Safety of Medicines and Pharmacovigilance

  • Principles of drug safety evaluation, classification of adverse reactions, hypothesis generation and testing, the advantages and disadvantages and principles of spontaneous reporting, monitoring strategies during the postmarketing period, methods used to evaluate signals, the principles of causality assessment, limitation of clinical trials.
  • Pharmacoepidemiological principles and methods, patient and case control studies and the principles of record-linkage.
  • Medical dictionaries and searching strategies.
  • Pharmacovigilance: monitoring drug safety in clinical practice, identification of drug safety hazards, actions to improve drug safety, responding to drug safety hazards, postmarketing, monitoring and decision making, lessons learned from previous problems, the pharmaceutical physician and drug safety.
  • Regulatory requirements for pharmacovigilance: UK, Europe and USA, International Harmonisation, CIOMS (I,II,III) in relation to drug safety.
  • Global assessment of drug safety including risk benefit.
  • Commercial consequences of drug failure: financial, personnel, image, corporate attitudes, responding to media hype.
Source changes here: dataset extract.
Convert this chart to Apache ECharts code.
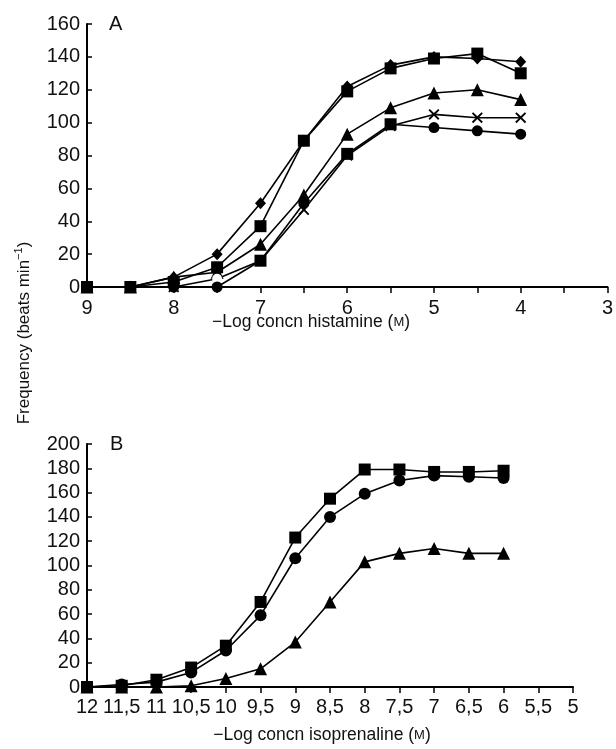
<!DOCTYPE html>
<html>
<head>
<meta charset="utf-8">
<script src="https://cdn.jsdelivr.net/npm/echarts@6/dist/echarts.min.js"></script>
<style>html,body{margin:0;padding:0;background:#fff}#c{width:616px;height:749px}</style>
</head>
<body>
<div id="c"></div>
<script>
// Panel A: histamine
const histX = [9, 8.5, 8, 7.5, 7, 6.5, 6, 5.5, 5, 4.5, 4];
const diamondA = [0, 0, 6, 20, 51, 89, 122, 135, 140, 139, 137];
const squareA = [0, 0, 3, 12, 37, 89, 119, 133, 139, 142, 130];
const triangleA = [0, 0, 6, 9, 26, 56, 93, 109, 118, 120, 114];
const crossA = [0, 0, 0, 5, 16, 47, 80, 98, 105, 103, 103];
const circleA = [0, 0, 0, 0, 16, 51, 81, 99, 97, 95, 93];
const yTicksA = [0, 20, 40, 60, 80, 100, 120, 140, 160];

// Panel B: isoprenaline
const isoX = [12, 11.5, 11, 10.5, 10, 9.5, 9, 8.5, 8, 7.5, 7, 6.5, 6];
const squareB = [0, 1, 6, 16, 34, 70, 123, 155, 179, 179, 177, 177, 178];
const circleB = [0, 2, 4, 12, 30, 59, 106, 140, 159, 170, 174, 173, 172];
const triangleB = [0, 0, 0, 1, 7, 15, 37, 70, 103, 110, 114, 110, 110];
const yTicksB = [0, 20, 40, 60, 80, 100, 120, 140, 160, 180, 200];

const FONT = 'Liberation Sans, Arial, Helvetica, sans-serif';
const CROSS = 'path://M0,1.2L1.2,0L5,3.8L8.8,0L10,1.2L6.2,5L10,8.8L8.8,10L5,6.2L1.2,10L0,8.8L3.8,5Z';

function pairs(xs, ys, overrides) {
  return xs.map((x, i) => {
    const item = { value: [x, ys[i]] };
    if (overrides && overrides[i]) Object.assign(item, overrides[i]);
    return item;
  });
}

function lineSeries(xi, yi, data, symbol, size) {
  return {
    type: 'line', xAxisIndex: xi, yAxisIndex: yi, data: data,
    symbol: symbol, symbolSize: size, showSymbol: true,
    lineStyle: { color: '#000', width: 1.6 },
    itemStyle: { color: '#000', borderColor: '#000', borderWidth: 0 },
    animation: false, z: 3
  };
}

const chart = echarts.init(document.getElementById('c'), null, { renderer: 'canvas' });

const axisCommonX = {
  type: 'value', inverse: true, interval: 0.5,
  axisLine: { lineStyle: { color: '#000', width: 2 } },
  axisTick: { show: true, inside: false, length: 6, lineStyle: { color: '#000', width: 1.5 } },
  splitLine: { show: false },
  axisLabel: { color: '#111', fontSize: 20, fontFamily: FONT, margin: 11 }
};
const axisCommonY = {
  type: 'value',
  axisLine: { show: true, lineStyle: { color: '#000', width: 2 } },
  axisTick: { show: true, inside: true, length: 5, lineStyle: { color: '#000', width: 1.5 } },
  splitLine: { show: false },
  axisLabel: { color: '#111', fontSize: 20, fontFamily: FONT, margin: 7 }
};

chart.setOption({
  backgroundColor: '#fff',
  grid: [
    { left: 87, top: 24, width: 522, height: 263 },
    { left: 87, top: 444, width: 486, height: 243 }
  ],
  xAxis: [
    Object.assign({}, axisCommonX, {
      gridIndex: 0, min: 3, max: 9,
      axisLabel: Object.assign({}, axisCommonX.axisLabel, {
        formatter: v => (Math.abs(v - Math.round(v)) < 1e-6 ? String(Math.round(v)) : '')
      })
    }),
    Object.assign({}, axisCommonX, {
      gridIndex: 1, min: 5, max: 12,
      axisLabel: Object.assign({}, axisCommonX.axisLabel, {
        formatter: v => String(v).replace('.', ','),
        margin: 10
      })
    })
  ],
  yAxis: [
    Object.assign({}, axisCommonY, {
      gridIndex: 0, min: yTicksA[0], max: yTicksA[yTicksA.length - 1], interval: yTicksA[1] - yTicksA[0]
    }),
    Object.assign({}, axisCommonY, {
      gridIndex: 1, min: yTicksB[0], max: yTicksB[yTicksB.length - 1], interval: yTicksB[1] - yTicksB[0]
    })
  ],
  series: [
    lineSeries(0, 0, pairs(histX, diamondA), 'diamond', [11, 12]),
    lineSeries(0, 0, pairs(histX, squareA), 'rect', 12),
    lineSeries(0, 0, pairs(histX, triangleA), 'triangle', 13),
    lineSeries(0, 0, pairs(histX, crossA, { 3: { symbol: 'emptyCircle', symbolSize: 8, itemStyle: { color: '#fff', borderColor: '#000', borderWidth: 1.5 } } }), CROSS, 11),
    lineSeries(0, 0, pairs(histX, circleA, { 4: { symbol: 'rect', symbolSize: 12 }, 6: { symbol: 'rect', symbolSize: 12 }, 7: { symbol: 'rect', symbolSize: 12 } }), 'circle', 11),
    lineSeries(1, 1, pairs(isoX, squareB), 'rect', 12),
    lineSeries(1, 1, pairs(isoX, circleB), 'circle', 12),
    lineSeries(1, 1, pairs(isoX, triangleB), 'triangle', 13)
  ],
  graphic: [
    { type: 'text', left: 109, top: 14, style: { text: 'A', font: '20px ' + FONT, fill: '#111' } },
    { type: 'text', left: 110, top: 434, style: { text: 'B', font: '20px ' + FONT, fill: '#111' } },
    { type: 'text', x: 23, y: 333, rotation: Math.PI / 2,
      style: {
        text: '{t|Frequency (beats min}{s|−1}{t|)}',
        rich: {
          t: { fontSize: 17, fontFamily: FONT, fill: '#111', verticalAlign: 'bottom' },
          s: { fontSize: 11, fontFamily: FONT, fill: '#111', verticalAlign: 'top', padding: [0, 0, 8, 0] }
        },
        align: 'center', verticalAlign: 'middle'
      }
    },
    { type: 'text', x: 311, y: 322,
      style: {
        text: '{t|−Log concn histamine (}{s|M}{t|)}',
        rich: { t: { fontSize: 17.5, fontFamily: FONT, fill: '#111' }, s: { fontSize: 13, fontFamily: FONT, fill: '#111' } },
        align: 'center', verticalAlign: 'middle'
      }
    },
    { type: 'text', x: 322, y: 735,
      style: {
        text: '{t|−Log concn isoprenaline (}{s|M}{t|)}',
        rich: { t: { fontSize: 17.5, fontFamily: FONT, fill: '#111' }, s: { fontSize: 13, fontFamily: FONT, fill: '#111' } },
        align: 'center', verticalAlign: 'middle'
      }
    }
  ]
});
</script>
</body>
</html>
Preparation for, and handling of, the media in the event of a crisis, formulation of plans, overall objectives.

Module 10

Economics of Health Care, Pharmacoeconomics and Financial Management

  • Economics of health-care: marketing structure and competition, price negotiations, national and local formularies.
  • Measures of health-care, governmental policy and third party reimbursement.
  • Pharmacoeconomics: cost analysis and cost of illness studies, cost-minimisation and analysis, cost-effective analysis, cost benefit and cost utility analysis.
  • Health-related quality of life: the concepts and benefits, measurement of utility values, quality adjusted life years, the Rosser utility valuation matrix, discounting, health years equivalent, saved young life equivalent.
  • Health-status measures: sickness impact profile, medical outcome study, Nottingham health profile, choice of measuring instruments for use in clinical trials.
  • Role of socioeconomics in clinical drug research: socioeconomic evaluation studies in clinical trials, future strategic and regulatory requirements.
  • Management concepts: goals, strategies, tactics and operations, decision making in the clinical development of new medicines.
  • Management skills: management of time, projects and people, crisis management.
  • Financial management: budgeting and financial control, purpose of accounting, profitability and cash flows, fixed assets and depreciation, return on capital and other ratios, budgeting and financial controls.